- The market sentiment is in risk-on mode, European equities finished in the green.
- Higher US T-bond yields, put a lid on the single currency rise, against the greenback.
- US Initial Jobless Claims dropped more than expected, adding to the positive US labor market outlook.
After two consecutive days of printing losses, reaching a new yearly low at 1.1528, the EUR/USD is staging a comeback, is trading at 1.1564, modestly up 0.06%, during the New York session, at the time of writing.
The market mood is in risk-on mode, portrayed by European stock indices finishing the day with gains between 1.17% and 2.14%. meanwhile, major US stock indices rise more than 1%, during the day. The US debt-limit increase solution, although short-term relieved market nervousness. Further, Vladimir Putin, the President of Russia, offered an increase of the natural gas supplies for Europe in his attempt to bring energy prices lower.
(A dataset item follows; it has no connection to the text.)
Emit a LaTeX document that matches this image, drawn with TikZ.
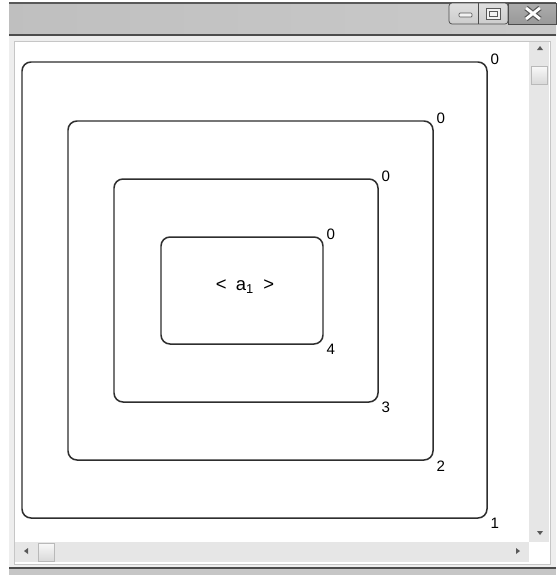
\documentclass[tikz,border=0pt]{standalone}
\usepackage{fontspec}
\setmainfont{Liberation Sans}
\usetikzlibrary{calc}

\begin{document}
\begin{tikzpicture}[x=0.02cm, y=-0.02cm,
    box/.style={draw=borderColour, line width=0.85pt, rounded corners=0.18cm, inner sep=0pt},
    lbl/.style={font=\fontsize{8.6}{10}\selectfont, inner sep=0pt},
    arrowtip/.style={fill=gray!70!black}]
    \definecolor{borderColour}{HTML}{2E2E2E}
    \definecolor{frameColour}{HTML}{EEEEEE}
    \definecolor{barColour}{HTML}{E6E6E6}

    \useasboundingbox (0,0) rectangle (556,575);

    % Window frame and title bar
    \fill[white] (0,0) rectangle (556,575);
    \fill[frameColour] (9,35) rectangle (556,575);
    \shade[left color=gray!50, right color=gray!42] (9,3) rectangle (556,35);
    \draw[gray!70!black, line width=0.8pt] (9,3) -- (556,3);
    \draw[gray!60!black, line width=0.6pt] (9,35) -- (556,35);

    % Title bar buttons
    \shade[top color=gray!25, bottom color=gray!40, draw=gray!60!black, rounded corners=0.06cm]
        (449,3) rectangle (508,24);
    \draw[gray!60!black] (478,3) -- (478,24);
    \shade[top color=gray!65, bottom color=gray!80, draw=gray!60!black] (508,3) rectangle (556,24);
    \draw[gray!70!black, fill=gray!10, rounded corners=0.02cm] (459,13) rectangle (472,17);
    \draw[gray!70!black, fill=gray!10] (486,8) rectangle (500,19);
    \draw[gray!70!black] (489,11) rectangle (497,16);
    \draw[gray!70!black, line width=3pt] (526,8) -- (540,19) (540,8) -- (526,19);
    \draw[white, line width=1.6pt] (526,8) -- (540,19) (540,8) -- (526,19);

    % Client area and scroll bars
    \fill[white] (14,41) rectangle (550,564);
    \fill[barColour] (529,42) rectangle (549,542);
    \fill[barColour] (15,542) rectangle (529,562);
    \draw[gray!45] (14,41) rectangle (550,564);
    \draw[gray!60!black, line width=0.8pt] (9,568) -- (556,568);
    \fill[gray!45] (9,569) rectangle (556,575);
    \shade[top color=gray!5, bottom color=gray!30, draw=gray!55] (531,66) rectangle (547,84);
    \shade[top color=gray!5, bottom color=gray!30, draw=gray!55] (38,543) rectangle (54,561);
    \fill[arrowtip] (537,50) -- (543,50) -- (540,46) -- cycle;
    \fill[arrowtip] (537,531) -- (543,531) -- (540,535) -- cycle;
    \fill[arrowtip] (28,548) -- (28,554) -- (24,551) -- cycle;
    \fill[arrowtip] (516,548) -- (516,554) -- (520,551) -- cycle;

    % Nested boxes
    \foreach \n/\cx/\cy/\w/\h in {1/254.5/290/465/456, 2/250.5/290.5/365/339,
                                  3/246/290.5/264/223, 4/242/290.5/162/107} {
        \node[box, minimum width=\w*0.02cm, minimum height=\h*0.02cm] (b\n) at (\cx,\cy) {};
        \node[lbl] (top\n) at ($(b\n.north east)+(7,-2)$) {0};
        \node[lbl] (bot\n) at ($(b\n.south east)+(7,5)$) {\n};
    }

    \node[lbl, font=\fontsize{10.5}{12}\selectfont] (a1) at (245,287) {<\enspace a\textsubscript{1}\enspace>};

\end{tikzpicture}
\end{document}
The US Dollar Index, which tracks the greenback’s performance against a basket of six peers, is down 0.09%, sitting at 94.14. Further, the US 10-year T-bond benchmark note coupon is advancing 4 basis points, sitting at 1.565%, putting the breaks on the buck’s fall against major currencies.
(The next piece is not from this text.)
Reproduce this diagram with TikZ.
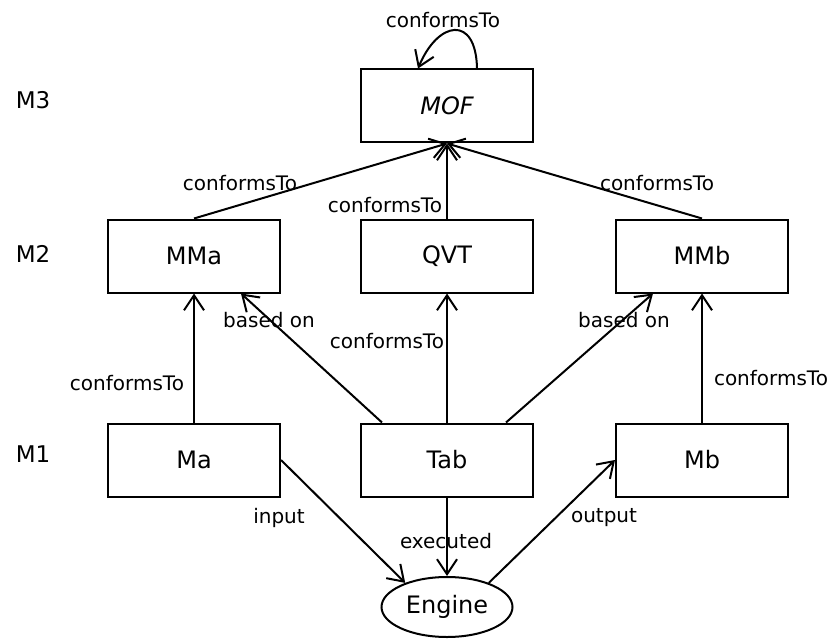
\documentclass[tikz,border=0pt]{standalone}
\usepackage{fontspec}
\setmainfont{DejaVu Sans}
\usetikzlibrary{positioning,arrows.meta,shapes.geometric}
\newcommand\wid{172pt}
\newcommand\hgt{73pt}
\tikzset{model_box/.style = {rectangle, draw, line width=2pt, minimum width=\wid, minimum height=\hgt, inner sep=0pt, font=\fontsize{24}{28}\selectfont}}
\tikzset{mypath/.style = {line width=2pt, -{Straight Barb[length=15pt,width=20pt,line width=2pt]}}}
\tikzset{edge_label/.style = {inner sep=0pt, font=\fontsize{20}{24}\selectfont}}
\tikzset{level_label/.style = {inner sep=0pt, font=\fontsize{23}{27}\selectfont}}

\begin{document}
\begin{tikzpicture}[x=1pt,y=-1pt]
\useasboundingbox (0,0) rectangle (832,639);

\node[level_label] (M3) at (33,100) {M3};
\node[level_label] (M2) at (33,254) {M2};
\node[level_label] (M1) at (33,454) {M1};

\node[model_box, font=\fontsize{24}{28}\selectfont\itshape] (MOF) at (447,106) {MOF};
\node[model_box] (MMa) at (194,256) {MMa};
\node[model_box] (QVT) at (447,256) {QVT};
\node[model_box] (MMb) at (702,256) {MMb};
\node[model_box] (Ma) at (194,460) {Ma};
\node[model_box] (Tab) at (447,460) {Tab};
\node[model_box] (Mb) at (702,460) {Mb};
\node[ellipse, draw, line width=2pt, minimum width=131pt, minimum height=60pt, inner sep=0pt, font=\fontsize{24}{28}\selectfont] (Engine) at (447,607) {Engine};

% conformsTo
\draw[mypath] ([xshift=30pt]MOF.north) .. controls +(-1,-54) and +(20,-48) .. ([xshift=-29pt]MOF.north);
\path[mypath] (MMa.north) edge (MOF.south);
\path[mypath] (QVT.north) edge (MOF.south);
\path[mypath] (MMb.north) edge (MOF.south);
\path[mypath] (Ma.north) edge (MMa.south);
\path[mypath] (Tab.north) edge (QVT.south);
\path[mypath] (Mb.north) edge (MMb.south);
% based on
\path[mypath] ([xshift=22pt]Tab.north west) edge ([xshift=-40pt]MMa.south east);
\path[mypath] ([xshift=-28pt]Tab.north east) edge ([xshift=38pt]MMb.south west);
% transformation
\path[mypath] (Ma.east) edge (Engine.150);
\path[mypath] (Tab.south) edge (Engine.north);
\path[mypath] (Engine.30) edge (Mb.west);

\node[edge_label] at (443,20) {conformsTo};
\node[edge_label] at (240,183) {conformsTo};
\node[edge_label] at (385,205) {conformsTo};
\node[edge_label] at (657,183) {conformsTo};
\node[edge_label] at (269,320) {based on};
\node[edge_label] at (387,341) {conformsTo};
\node[edge_label] at (624,320) {based on};
\node[edge_label] at (127,383) {conformsTo};
\node[edge_label] at (771,378) {conformsTo};
\node[edge_label] at (279,518) {input};
\node[edge_label] at (446,541) {executed};
\node[edge_label] at (604,518) {output};
\end{tikzpicture}
\end{document}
US Jobless Claims better than estimated, ahead of the Nonfarm Payrolls
The US economic docket revealed the US Initial Jobless Claims report for the week ending in October first. The numbers showed an increase to 326K lower than the 348K, foreseen by analysts.
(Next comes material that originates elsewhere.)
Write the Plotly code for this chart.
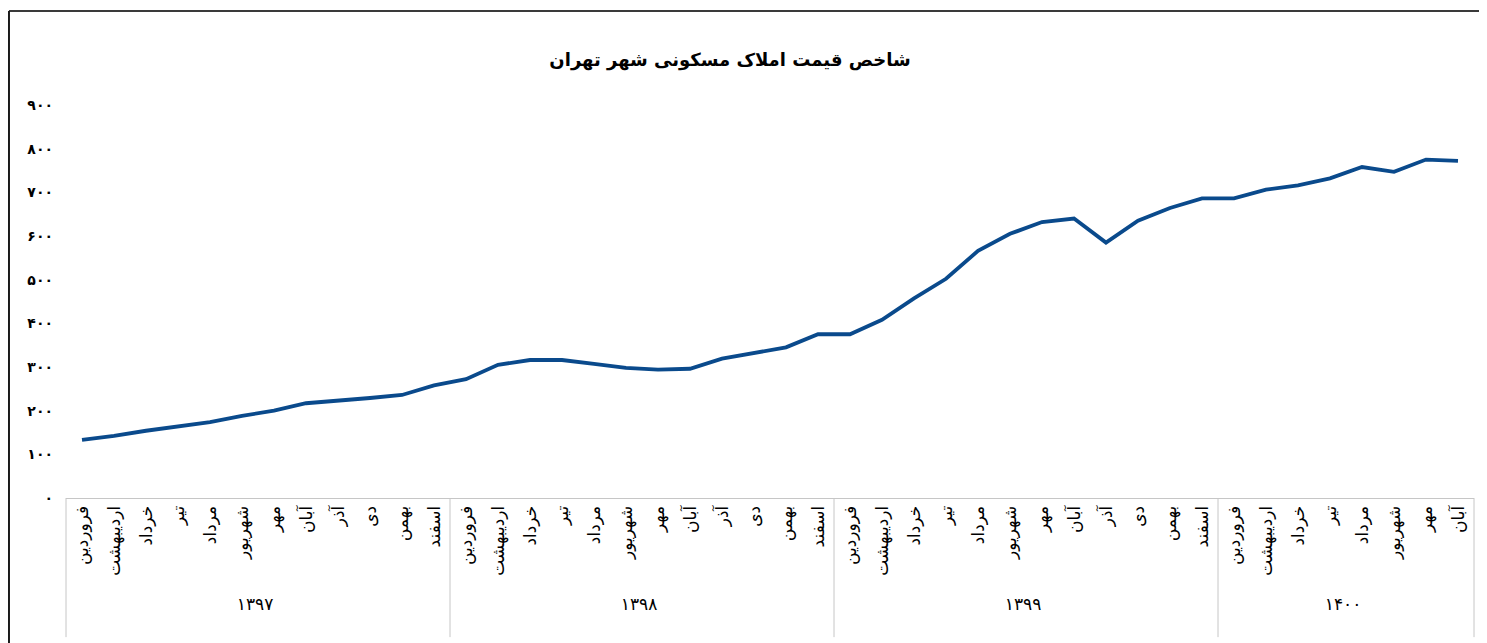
import plotly.graph_objects as go

years = ["۱۳۹۷", "۱۳۹۸", "۱۳۹۹", "۱۴۰۰"]
months = ["فروردین", "اردیبهشت", "خرداد", "تیر", "مرداد", "شهریور",
          "مهر", "آبان", "آذر", "دی", "بهمن", "اسفند"]
months_per_year = [12, 12, 12, 8]

values = [133, 142, 154, 165, 174, 188, 200, 217, 222, 229, 236, 258,
          272, 305, 316, 316, 307, 298, 294, 296, 319, 333, 345, 375,
          375, 408, 457, 502, 566, 605, 632, 640, 585, 635, 664, 686,
          686, 706, 716, 732, 758, 747, 775, 772]

y_ticks = [0, 100, 200, 300, 400, 500, 600, 700, 800, 900]
y_ticktext = ["۰", "۱۰۰", "۲۰۰", "۳۰۰", "۴۰۰", "۵۰۰", "۶۰۰", "۷۰۰", "۸۰۰", "۹۰۰"]

title_text = "شاخص قیمت املاک مسکونی شهر تهران"

outer = []
inner = []
for yr, n in zip(years, months_per_year):
    for m in months[:n]:
        outer.append(yr)
        inner.append(m)
n_total = len(values)

fig = go.Figure()
fig.add_trace(go.Scatter(
    x=[outer, inner], y=values, mode="lines",
    line=dict(color="#0a4a8c", width=3.8),
    hoverinfo="y", showlegend=False,
))

fa_font = "DejaVu Sans"
grid_col = "#c6c6c6"

# group boundary lines (left edge, between years, right edge)
shapes = []
acc = 0
bounds = [0]
for n in months_per_year:
    acc += n
    bounds.append(acc)
for b in bounds:
    xp = b / n_total
    shapes.append(dict(type="line", xref="paper", yref="paper", x0=xp, x1=xp,
                       y0=0, y1=-0.354, line=dict(color=grid_col, width=1)))

# outer frame (top and left edges)
shapes.append(dict(type="line", xref="paper", yref="paper", x0=-0.0405, x1=1.0092,
                   y0=1.239, y1=1.239, line=dict(color="#3a3a3a", width=2)))
shapes.append(dict(type="line", xref="paper", yref="paper", x0=-0.0405, x1=-0.0405,
                   y0=1.239, y1=-0.4, line=dict(color="#1a1a1a", width=2)))

fig.update_layout(
    width=1479, height=635,
    margin=dict(l=58, r=13, t=97, b=145),
    paper_bgcolor="white", plot_bgcolor="white",
    title=dict(text="<b>" + title_text + "</b>", x=0.4716, xref="paper",
               y=0.918, yref="container", xanchor="center", yanchor="middle",
               font=dict(family=fa_font, size=18, color="black")),
    xaxis=dict(
        type="multicategory",
        range=[-0.5, n_total - 0.5],
        showgrid=False, zeroline=False,
        showline=True, linecolor=grid_col, linewidth=1,
        showdividers=False,
        tickangle=-90, ticks="",
        tickfont=dict(family=fa_font, size=17, color="black"),
    ),
    yaxis=dict(
        range=[0, 900], tickvals=y_ticks,
        ticktext=["<b>" + t + "</b>" for t in y_ticktext],
        showgrid=False, zeroline=False, showline=False, ticks="",
        tickfont=dict(family=fa_font, size=14, color="black"),
        ticklabelstandoff=12,
    ),
    shapes=shapes,
)

fig.write_html("out.html")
The abovementioned adds to the positive ADP Employment Change report released on Wednesday, ahead of the US Nonfarm Payrolls, report.
On Friday, the US economic docket will feature the Nonfarm Payrolls report. Economists expect the creation of 488K new jobs in the economy. If the figures come in line or better than expected, investors could expect a bond tapering announcement by the FOMC’s November meeting.